Sacred cows in a rat race

I love a good animal cliche:

Martha Coakley: A Democratic Canary in a Coalmine?

Political operatives say the Senate race in Massachusetts between Democratic state attorney general Martha Coakley and Republican state senator Scott Brown is too close to call. But the fact that President Obama felt the need to fly to the Bay State to campaign for a Democrat in one of the most Democratic states in the nation speaks volumes about the ugly climate for Democratic candidates.

But, come on. We can do a lot better than that.
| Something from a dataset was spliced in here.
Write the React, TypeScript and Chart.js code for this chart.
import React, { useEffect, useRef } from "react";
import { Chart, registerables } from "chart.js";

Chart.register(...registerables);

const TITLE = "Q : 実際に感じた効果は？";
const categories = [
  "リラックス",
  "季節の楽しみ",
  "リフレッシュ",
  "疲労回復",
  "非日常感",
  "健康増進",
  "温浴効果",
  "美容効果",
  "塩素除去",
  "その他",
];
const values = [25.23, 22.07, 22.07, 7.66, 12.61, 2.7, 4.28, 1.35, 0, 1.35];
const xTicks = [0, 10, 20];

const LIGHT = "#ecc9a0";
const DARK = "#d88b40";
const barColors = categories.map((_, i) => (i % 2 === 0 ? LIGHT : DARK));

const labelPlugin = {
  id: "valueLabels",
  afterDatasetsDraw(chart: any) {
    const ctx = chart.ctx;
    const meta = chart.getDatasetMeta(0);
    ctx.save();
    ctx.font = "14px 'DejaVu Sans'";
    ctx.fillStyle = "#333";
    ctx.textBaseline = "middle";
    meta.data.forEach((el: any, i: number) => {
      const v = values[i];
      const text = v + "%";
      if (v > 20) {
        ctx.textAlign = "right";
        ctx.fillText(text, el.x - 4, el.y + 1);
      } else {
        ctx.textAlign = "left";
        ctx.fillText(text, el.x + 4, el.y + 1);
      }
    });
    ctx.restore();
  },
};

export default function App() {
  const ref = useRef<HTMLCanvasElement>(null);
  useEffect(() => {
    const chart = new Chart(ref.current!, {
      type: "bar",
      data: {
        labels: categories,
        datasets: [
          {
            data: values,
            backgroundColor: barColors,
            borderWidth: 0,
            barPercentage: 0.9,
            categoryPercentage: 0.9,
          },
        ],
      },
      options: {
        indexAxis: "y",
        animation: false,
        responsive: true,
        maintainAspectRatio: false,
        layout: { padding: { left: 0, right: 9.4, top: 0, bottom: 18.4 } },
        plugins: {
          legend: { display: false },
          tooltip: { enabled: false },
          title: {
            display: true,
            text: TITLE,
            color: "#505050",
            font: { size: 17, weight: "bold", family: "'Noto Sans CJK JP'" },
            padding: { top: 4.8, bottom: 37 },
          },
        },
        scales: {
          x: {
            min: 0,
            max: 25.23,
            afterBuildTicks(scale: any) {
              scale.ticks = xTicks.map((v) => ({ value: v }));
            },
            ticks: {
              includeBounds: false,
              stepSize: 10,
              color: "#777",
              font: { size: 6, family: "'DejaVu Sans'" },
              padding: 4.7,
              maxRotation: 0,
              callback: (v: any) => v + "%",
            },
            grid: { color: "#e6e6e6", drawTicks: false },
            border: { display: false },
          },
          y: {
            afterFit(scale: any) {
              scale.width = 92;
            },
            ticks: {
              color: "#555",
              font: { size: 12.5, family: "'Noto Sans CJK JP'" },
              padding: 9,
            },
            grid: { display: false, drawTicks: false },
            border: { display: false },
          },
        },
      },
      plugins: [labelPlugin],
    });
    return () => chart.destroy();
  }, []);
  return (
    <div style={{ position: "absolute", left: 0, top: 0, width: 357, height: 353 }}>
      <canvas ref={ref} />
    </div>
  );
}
Health care reform is the 800 pound gorilla in the room and the albatross around the Democratic Party's neck. President Obama is all bark and no bite when he whines about Republicans "taking advantage of Americans' anger," and he may seem as angry as a bull, but he's just backing the wrong horse and moving at a snail's pace in acknowledging it. Martha Coakley is too used to being a big fish in a little pond, and now she's acting like a bull in a china shop; if she weren't as blind as a bat, she'd be busy as a bee in trying to figure out how to re-close that can of worms. I know you probably want me to call the dogs off about now (come on, speak out, cat got your tongue?), but I've been railing about this awful reform package for a coon's age, and I'm not about to change horses in midstream. What ABC meant to say in this piece is that health care reform is a dead duck, which leaves poor Martha caught like a deer in the headlights. It's a dog-eat-dog world out there in politics, and Democrats should not have been counting their chickens before they hatched. That's why they're starting to drop like flies, and why Republicanss, if they're eager little beavers, can feather their own nests and come out being fat cats again. Even a blind squirrel can find a nut once in a while. Catch you later -- I've got other fish to fry.

A little coal-mining lore for y'all, by the way.  The purpose of the canary in the coal mine was not, as many people seem to assume, primarily to detect (by dying) levels of gas that would kill the miners if breathed by them. The chief gas produced in a coal mine is methane, which is combustible if it is as low as 5 percent of the air. If the canary died, it meant methane levels were not at the 1 or 2 percent considered safe, so miners would leave to avoid getting blown up.


Bob G.
Mon, 01/18/2010 - 12:10pm

When it comes to animal cliches....
"You done good...you done REAL good".


Leo Morris
Mon, 01/18/2010 - 12:22pm

Aw, shucks. That was chickenfeed. That stuff is like shooting fish in a barrel for me, and I could flog that dead horse till the cows come home.